Oxygen concentration modulates HDAC1-Mediated regulation of osteogenic signaling pathways in dental pulp cells.

BACKGROUND: Dental pulp regeneration represents a critical frontier in translational dentistry, with dental pulp stem cells (DPSCs) demonstrating exceptional reparative potential through their multipotent differentiation capacity. While oxygen tension is known to influence cellular physiology, its regulatory mechanisms on DPSC osteo/odontogenic differentiation remain poorly understood.
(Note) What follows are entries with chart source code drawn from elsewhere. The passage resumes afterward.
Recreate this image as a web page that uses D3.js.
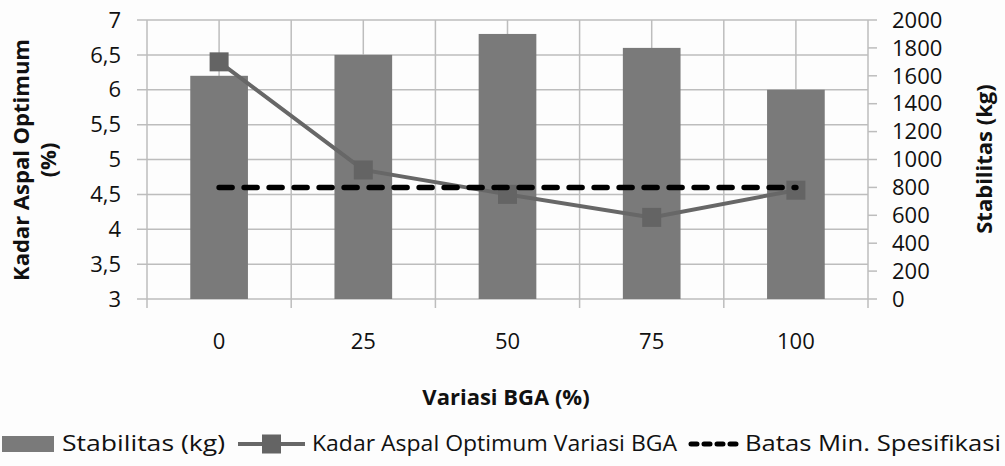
<!DOCTYPE html>
<html>
<head>
<meta charset="utf-8">
<script src="https://cdn.jsdelivr.net/npm/d3@7"></script>
<style>
  body { margin: 0; background: #fdfdfd; }
  text { font-family: "Open Sans", "DejaVu Sans", sans-serif; fill: #111; }
</style>
</head>
<body>
<script>
// data
const categories = ['0', '25', '50', '75', '100']
const stabilitas = [1600, 1750, 1900, 1800, 1500]     // kg, right axis
const kadarAspal = [6.4, 4.85, 4.5, 4.17, 4.56]       // %, left axis
const batasMin = [800, 800, 800, 800, 800]           // kg, right axis
const leftTicks = [3, 3.5, 4, 4.5, 5, 5.5, 6, 6.5, 7]
const rightTicks = [0, 200, 400, 600, 800, 1000, 1200, 1400, 1600, 1800, 2000]

const W = 1005, H = 466
const plot = { left: 147, right: 868, top: 20, bottom: 299 }
const grid = '#bdbdbd'

const svg = d3.select('body').append('svg')
  .attr('width', W).attr('height', H)

const x = d3.scaleBand().domain(categories).range([plot.left, plot.right])
const yL = d3.scaleLinear().domain([3, 7]).range([plot.bottom, plot.top])
const yR = d3.scaleLinear().domain([0, 2000]).range([plot.bottom, plot.top])
const comma = d => String(d).replace('.', ',')

// horizontal gridlines (+ left tick marks)
svg.append('g').selectAll('line')
  .data(leftTicks)
  .enter().append('line')
  .attr('x1', plot.left - 10).attr('x2', plot.right)
  .attr('y1', d => yL(d)).attr('y2', d => yL(d))
  .style('stroke', grid).style('stroke-width', 1.5)

// vertical gridlines at band edges and centres
const edges = categories.map(c => x(c)).concat([plot.right])
const centres = categories.map(c => x(c) + x.bandwidth() / 2)
svg.append('g').selectAll('line')
  .data(edges)
  .enter().append('line')
  .attr('x1', d => d).attr('x2', d => d)
  .attr('y1', plot.top).attr('y2', plot.bottom + 9)
  .style('stroke', grid).style('stroke-width', 1.5)
svg.append('g').selectAll('line')
  .data(centres)
  .enter().append('line')
  .attr('x1', d => d).attr('x2', d => d)
  .attr('y1', plot.top).attr('y2', plot.bottom)
  .style('stroke', grid).style('stroke-width', 1.5)

// right axis tick marks
svg.append('g').selectAll('line')
  .data(rightTicks)
  .enter().append('line')
  .attr('x1', plot.right).attr('x2', plot.right + 9)
  .attr('y1', d => yR(d)).attr('y2', d => yR(d))
  .style('stroke', grid).style('stroke-width', 1.5)

// bars
const bw = x.bandwidth() * 0.4
svg.append('g').selectAll('rect')
  .data(stabilitas)
  .enter().append('rect')
  .attr('x', (d, i) => x(categories[i]) + (x.bandwidth() - bw) / 2)
  .attr('width', bw)
  .attr('y', d => yR(d))
  .attr('height', d => yR(0) - yR(d))
  .style('fill', '#7a7a7a')

// kadar aspal line
const line = d3.line()
  .x((d, i) => centres[i])
  .y(d => yL(d))
svg.append('path')
  .datum(kadarAspal)
  .attr('d', line)
  .style('fill', 'none')
  .style('stroke', '#676767')
  .style('stroke-width', 4)
svg.append('g').selectAll('rect')
  .data(kadarAspal)
  .enter().append('rect')
  .attr('x', (d, i) => centres[i] - 9.5)
  .attr('y', d => yL(d) - 9.5)
  .attr('width', 19).attr('height', 19)
  .style('fill', '#646464')

// batas min dashed line
const dashLine = d3.line()
  .x((d, i) => centres[i])
  .y(d => yR(d))
svg.append('path')
  .datum(batasMin)
  .attr('d', dashLine)
  .style('fill', 'none')
  .style('stroke', '#000')
  .style('stroke-width', 5.5)
  .style('stroke-linecap', 'round')
  .style('stroke-dasharray', '13 12')

// tick labels
svg.append('g').selectAll('text')
  .data(leftTicks)
  .enter().append('text')
  .attr('x', 121).attr('y', d => yL(d))
  .attr('dy', '0.35em')
  .attr('text-anchor', 'end')
  .style('font-size', '22px')
  .text(comma)
svg.append('g').selectAll('text')
  .data(rightTicks)
  .enter().append('text')
  .attr('x', 892).attr('y', d => yR(d))
  .attr('dy', '0.35em')
  .style('font-size', '22px')
  .text(d => d)
svg.append('g').selectAll('text')
  .data(categories)
  .enter().append('text')
  .attr('x', (d, i) => centres[i]).attr('y', 341)
  .attr('dy', '0.35em')
  .attr('text-anchor', 'middle')
  .style('font-size', '22px')
  .text(d => d)

// axis titles
svg.append('text')
  .attr('transform', 'translate(21,160) rotate(-90)')
  .attr('dy', '0.35em')
  .attr('text-anchor', 'middle')
  .style('font-size', '22px').style('font-weight', 'bold')
  .text('Kadar Aspal Optimum')
svg.append('text')
  .attr('transform', 'translate(48,160) rotate(-90)')
  .attr('dy', '0.35em')
  .attr('text-anchor', 'middle')
  .style('font-size', '22px').style('font-weight', 'bold')
  .text('(%)')
svg.append('text')
  .attr('transform', 'translate(984,159) rotate(-90)')
  .attr('dy', '0.35em')
  .attr('text-anchor', 'middle')
  .style('font-size', '22px').style('font-weight', 'bold')
  .text('Stabilitas (kg)')
svg.append('text')
  .attr('x', 506).attr('y', 397)
  .attr('dy', '0.35em')
  .attr('text-anchor', 'middle')
  .style('font-size', '22px').style('font-weight', 'bold')
  .text('Variasi BGA (%)')

// legend
const ly = 444
const legend = svg.append('g')
legend.append('rect')
  .attr('x', 2).attr('y', ly - 8).attr('width', 52).attr('height', 16)
  .style('fill', '#7a7a7a')
legend.append('text')
  .attr('x', 62).attr('y', ly).attr('dy', '0.35em')
  .attr('textLength', 163).attr('lengthAdjust', 'spacingAndGlyphs')
  .style('font-size', '21px')
  .text('Stabilitas (kg)')
legend.append('line')
  .attr('x1', 238).attr('x2', 305).attr('y1', ly).attr('y2', ly)
  .style('stroke', '#676767').style('stroke-width', 4)
legend.append('rect')
  .attr('x', 262).attr('y', ly - 9.5).attr('width', 19).attr('height', 19)
  .style('fill', '#646464')
legend.append('text')
  .attr('x', 312).attr('y', ly).attr('dy', '0.35em')
  .attr('textLength', 365).attr('lengthAdjust', 'spacingAndGlyphs')
  .style('font-size', '21px')
  .text('Kadar Aspal Optimum Variasi BGA')
legend.append('line')
  .attr('x1', 691).attr('x2', 738).attr('y1', ly).attr('y2', ly)
  .style('stroke', '#000').style('stroke-width', 5)
  .style('stroke-linecap', 'round')
  .style('stroke-dasharray', '6 7')
legend.append('text')
  .attr('x', 745).attr('y', ly).attr('dy', '0.35em')
  .attr('textLength', 256).attr('lengthAdjust', 'spacingAndGlyphs')
  .style('font-size', '21px')
  .text('Batas Min. Spesifikasi')
</script>
</body>
</html>
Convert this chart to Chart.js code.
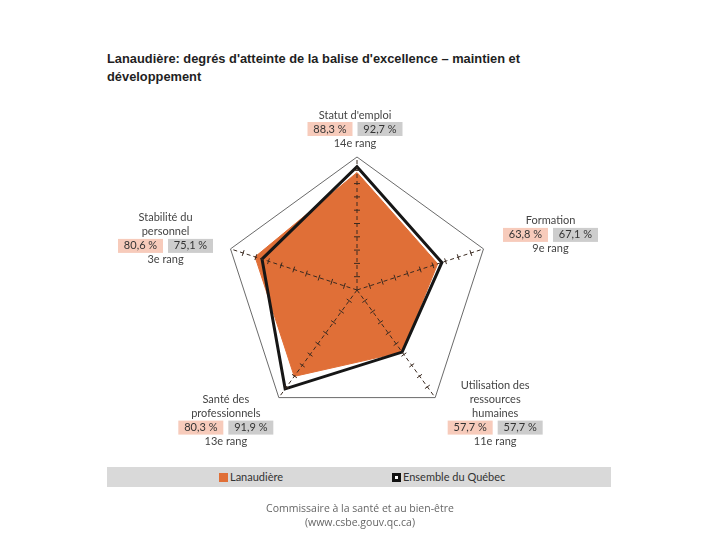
<!DOCTYPE html>
<html lang="fr">
<head>
    <meta charset="UTF-8">
    <title>Lanaudière - maintien et développement</title>
    <script src="https://cdn.jsdelivr.net/npm/chart.js"></script>
    <style>
        body {
            margin: 0;
            background: #fff;
            font-family: 'Lato', sans-serif;
        }
        #wrap {
            position: relative;
            width: 720px;
            height: 540px;
        }
        #title {
            position: absolute;
            left: 107px;
            top: 50px;
            width: 440px;
            font-family: 'Liberation Sans', Arial, sans-serif;
            font-weight: bold;
            font-size: 12.85px;
            line-height: 18px;
            color: #1f1f1f;
        }
        #legend {
            position: absolute;
            left: 107px;
            top: 467px;
            width: 504px;
            height: 20px;
            background: #d9d9d9;
            font-size: 11px;
            color: #333;
        }
        .leg {
            position: absolute;
            top: 3px;
            line-height: 14px;
        }
        .sw {
            display: inline-block;
            width: 9px;
            height: 9px;
            vertical-align: -1px;
            margin-right: 2px;
            box-sizing: border-box;
        }
        #footer {
            position: absolute;
            left: 0;
            top: 501px;
            width: 720px;
            text-align: center;
            font-family: 'Open Sans', sans-serif;
            font-size: 10.5px;
            line-height: 14px;
            color: #666;
        }
        canvas {
            position: absolute;
            left: 0;
            top: 0;
        }
    </style>
</head>
<body>
<div id="wrap">
    <div id="title">Lanaudière: degrés d'atteinte de la balise d'excellence – maintien et développement</div>
    <canvas id="radar" width="720" height="540"></canvas>
    <div id="legend">
        <span class="leg" style="left:112px"><span class="sw" style="background:#e06f37"></span>Lanaudière</span>
        <span class="leg" style="left:285px"><span class="sw" style="background:#fff;border:3px solid #111"></span>Ensemble du Québec</span>
    </div>
    <div id="footer">Commissaire à la santé et au bien-être<br>(www.csbe.gouv.qc.ca)</div>
</div>
<script>
    const categories = [
        ["Statut d'emploi"],
        ["Formation"],
        ["Utilisation des", "ressources", "humaines"],
        ["Santé des", "professionnels"],
        ["Stabilité du", "personnel"]
    ];
    const lanaudiere = [88.3, 63.8, 57.7, 80.3, 80.6];
    const quebec = [92.7, 67.1, 57.7, 91.9, 75.1];
    const rangs = ['14e rang', '9e rang', '11e rang', '13e rang', '3e rang'];

    // where the value row of each label sits, relative to the outer vertex
    const labelOffsets = [[-2, -28], [67, -14], [60, 30], [-53, 30], [-65, -3]];

    const fmt = v => v.toFixed(1).replace('.', ',') + ' %';

    const axisTicks = {
        id: 'axisTicks',
        afterDatasetsDraw(chart) {
            const scale = chart.scales.r;
            const ctx = chart.ctx;
            ctx.save();
            ctx.strokeStyle = '#3a2a20';
            ctx.lineWidth = 1;
            for (let i = 0; i < categories.length; i++) {
                const end = scale.getPointPositionForValue(i, 100);
                const dx = end.x - scale.xCenter, dy = end.y - scale.yCenter;
                const len = Math.sqrt(dx * dx + dy * dy);
                const nx = -dy / len, ny = dx / len;
                for (let v = 10; v <= 90; v += 10) {
                    const p = scale.getPointPositionForValue(i, v);
                    ctx.beginPath();
                    ctx.moveTo(p.x - nx * 3, p.y - ny * 3);
                    ctx.lineTo(p.x + nx * 3, p.y + ny * 3);
                    ctx.stroke();
                }
            }
            ctx.restore();
        }
    };

    const valueLabels = {
        id: 'valueLabels',
        afterDraw(chart) {
            const scale = chart.scales.r;
            const ctx = chart.ctx;
            ctx.save();
            ctx.font = '11px Lato, sans-serif';
            ctx.textAlign = 'center';
            ctx.textBaseline = 'middle';
            for (let i = 0; i < categories.length; i++) {
                const p = scale.getPointPositionForValue(i, 100);
                const cx = p.x + labelOffsets[i][0];
                const cy = p.y + labelOffsets[i][1];
                const lines = categories[i];
                ctx.fillStyle = '#444';
                lines.forEach((t, k) => {
                    ctx.fillText(t, cx, cy - 14 * (lines.length - k));
                });
                ctx.fillStyle = '#f7cbbb';
                ctx.fillRect(cx - 47.5, cy - 7, 45, 14);
                ctx.fillStyle = '#cdcdcd';
                ctx.fillRect(cx + 2.5, cy - 7, 45, 14);
                ctx.fillStyle = '#333';
                ctx.fillText(fmt(lanaudiere[i]), cx - 25, cy);
                ctx.fillText(fmt(quebec[i]), cx + 25, cy);
                ctx.fillStyle = '#444';
                ctx.fillText(rangs[i], cx, cy + 14);
            }
            ctx.restore();
        }
    };

    const ctx = document.getElementById('radar').getContext('2d');
    new Chart(ctx, {
        type: 'radar',
        data: {
            labels: categories,
            datasets: [
                {
                    label: 'Ensemble du Québec',
                    data: quebec,
                    fill: false,
                    borderColor: '#161616',
                    borderWidth: 3,
                    pointRadius: 0,
                    order: 0
                },
                {
                    label: 'Lanaudière',
                    data: lanaudiere,
                    fill: true,
                    backgroundColor: '#e06f37',
                    borderColor: '#e06f37',
                    borderWidth: 1,
                    pointRadius: 0,
                    order: 1
                }
            ]
        },
        options: {
            responsive: false,
            animation: false,
            layout: {
                padding: { left: 224, right: 230, top: 157, bottom: 117 }
            },
            plugins: {
                legend: { display: false },
                tooltip: { enabled: false }
            },
            scales: {
                r: {
                    min: 0,
                    max: 100,
                    ticks: { display: false, stepSize: 100 },
                    pointLabels: { display: false },
                    grid: { color: '#444', lineWidth: 0.8, z: 1 },
                    angleLines: { color: '#3a2a20', lineWidth: 1, borderDash: [4, 3] }
                }
            }
        },
        plugins: [axisTicks, valueLabels]
    });
</script>
</body>
</html>
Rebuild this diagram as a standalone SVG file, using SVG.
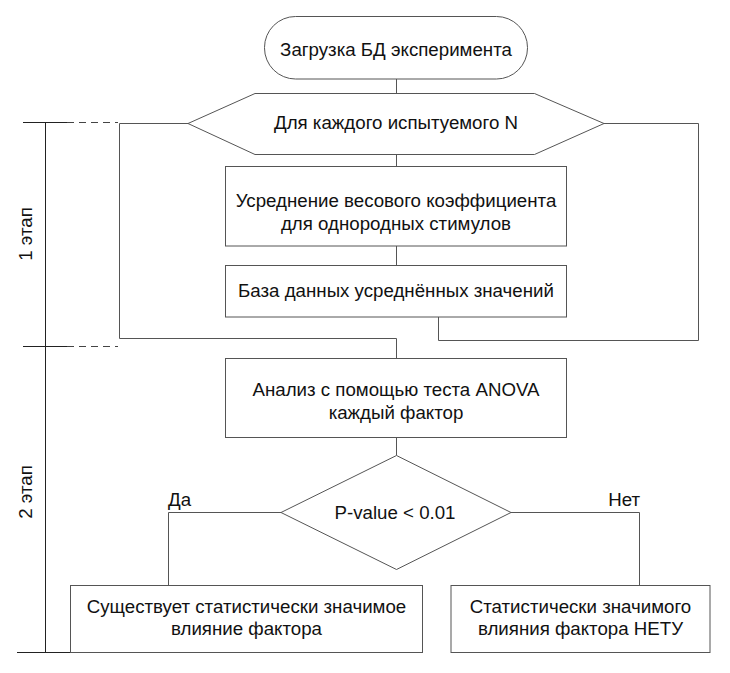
<svg xmlns="http://www.w3.org/2000/svg" width="730" height="673" viewBox="0 0 730 673">
<style>
.shape{fill:#fff;stroke:#555;stroke-width:1}
.conn{fill:none;stroke:#555;stroke-width:1}
.axis{fill:none;stroke:#222;stroke-width:1}
.dash{fill:none;stroke:#444;stroke-width:1;stroke-dasharray:7 5}
text{font-family:"Liberation Sans",Arial,sans-serif;font-size:18.7px;fill:#111}
.c{text-anchor:middle}
</style>
<rect x="0" y="0" width="730" height="673" fill="#fff"/>
<g id="connectors">
<line class="conn" x1="396.5" y1="79" x2="396.5" y2="93.5"/>
<line class="conn" x1="396.5" y1="154.5" x2="396.5" y2="166"/>
<line class="conn" x1="396.5" y1="246" x2="396.5" y2="265"/>
<polyline class="conn" points="188,123.5 119.5,123.5 119.5,338.5 396.5,338.5 396.5,358"/>
<polyline class="conn" points="604,123.5 698.5,123.5 698.5,340.5 438.5,340.5 438.5,317"/>
<line class="conn" x1="396.5" y1="437.5" x2="396.5" y2="455.5"/>
<polyline class="conn" points="281,512.5 168.5,512.5 168.5,585.5"/>
<polyline class="conn" points="511,512.5 639.5,512.5 639.5,585.5"/>
</g>
<g id="stages">
<line class="axis" x1="45.5" y1="122" x2="45.5" y2="652.5"/>
<line class="axis" x1="23" y1="122.5" x2="67" y2="122.5"/>
<line class="dash" x1="67" y1="122.5" x2="118" y2="122.5"/>
<line class="axis" x1="23" y1="346.5" x2="67" y2="346.5"/>
<line class="dash" x1="67" y1="346.5" x2="118" y2="346.5"/>
<line class="axis" x1="17" y1="652.5" x2="70" y2="652.5"/>
<text class="c" transform="translate(32,234) rotate(-90)">1 этап</text>
<text class="c" transform="translate(32,492) rotate(-90)">2 этап</text>
</g>
<g id="start">
<rect class="shape" x="264.5" y="16.5" width="263" height="62.5" rx="31" ry="31"/>
<text class="c" x="396" y="55.5">Загрузка БД эксперимента</text>
</g>
<g id="loop">
<polygon class="shape" points="188,123.5 255,93.5 534.5,93.5 604,123.5 534.5,154.5 255,154.5"/>
<text class="c" x="396" y="129">Для каждого испытуемого N</text>
</g>
<g id="averaging">
<rect class="shape" x="225.5" y="166.5" width="341" height="79.5"/>
<text class="c" x="396" y="207">Усреднение весового коэффициента</text>
<text class="c" x="396" y="230">для однородных стимулов</text>
</g>
<g id="database">
<rect class="shape" x="225.5" y="265.5" width="341" height="51.5"/>
<text class="c" x="396" y="297">База данных усреднённых значений</text>
</g>
<g id="anova">
<rect class="shape" x="225.5" y="358.5" width="341" height="79"/>
<text class="c" x="396" y="396">Анализ с помощью теста ANOVA</text>
<text class="c" x="396" y="419">каждый фактор</text>
</g>
<g id="decision">
<polygon class="shape" points="396.5,455.5 511,512.5 396.5,569.5 281,512.5"/>
<text class="c" x="395" y="519">P-value &lt; 0.01</text>
<text x="168" y="506">Да</text>
<text x="640" y="506" text-anchor="end">Нет</text>
</g>
<g id="yes">
<rect class="shape" x="70.5" y="585.5" width="352" height="67"/>
<text class="c" x="246.5" y="613">Существует статистически значимое</text>
<text class="c" x="246.5" y="635">влияние фактора</text>
</g>
<g id="no">
<rect class="shape" x="451" y="585.5" width="259" height="67"/>
<text class="c" x="580.5" y="613">Статистически значимого</text>
<text class="c" x="580.5" y="635">влияния фактора НЕТУ</text>
</g>
</svg>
METHODS: We established physiologically relevant oxygen gradients (3%, 5%, 21% O(2)) to mimic developmental and pathological pulp microenvironments. Cellular proliferation and osteogenic capacity were assessed through flow cytometry, CCK-8 assays, and Live/Dead staining. Differentiation markers (RUNX2, OCN, ALP, DSPP) were quantified via qRT-PCR, immunoblotting, and enzymatic activity assays. Pharmacological inhibition studies using Oltipraz (HIF-1α inhibitor) and Valproic acid (HDAC inhibitor) elucidated pathway interactions. Publicly available transcriptomic datasets were analyzed to identify hypoxia-regulated pathways, and protein interactions were predicted using bioinformatics tools. RESULTS: Moderate hypoxia (5% O(2)) significantly enhanced DPSC proliferation (p < 0.05 vs. normoxia) and upregulated osteogenic markers at transcriptional (1.8-3.2 fold) and translational levels. Severe hypoxia (3% O(2)) suppressed both proliferation (p < 0.01) and differentiation markers (0.4-0.7 fold). HIF-1α inhibition reversed 5% O(2)-mediated osteogenic enhancement (p < 0.01), while HDAC1 blockade with Valproic acid rescued differentiation capacity under 3% O(2) (1.5-2.1 fold induction). Mechanistically, HDAC1 appeared to influence HIF-1α protein levels in an oxygen-dependent manner, and its inhibition affected pathways consistent with alterations in chromatin remodeling, influencing VEGFA-mediated osteogenic signaling. CONCLUSION: Our findings establish an oxygen-sensitive HDAC/HIF-1α regulatory axis governing DPSC fate determination. The biphasic response to hypoxia gradients suggests microenvironmental optimization strategies could enhance pulp regenerative outcomes. These insights provide mechanistic foundations for developing HDAC-targeted approaches in endodontic regeneration.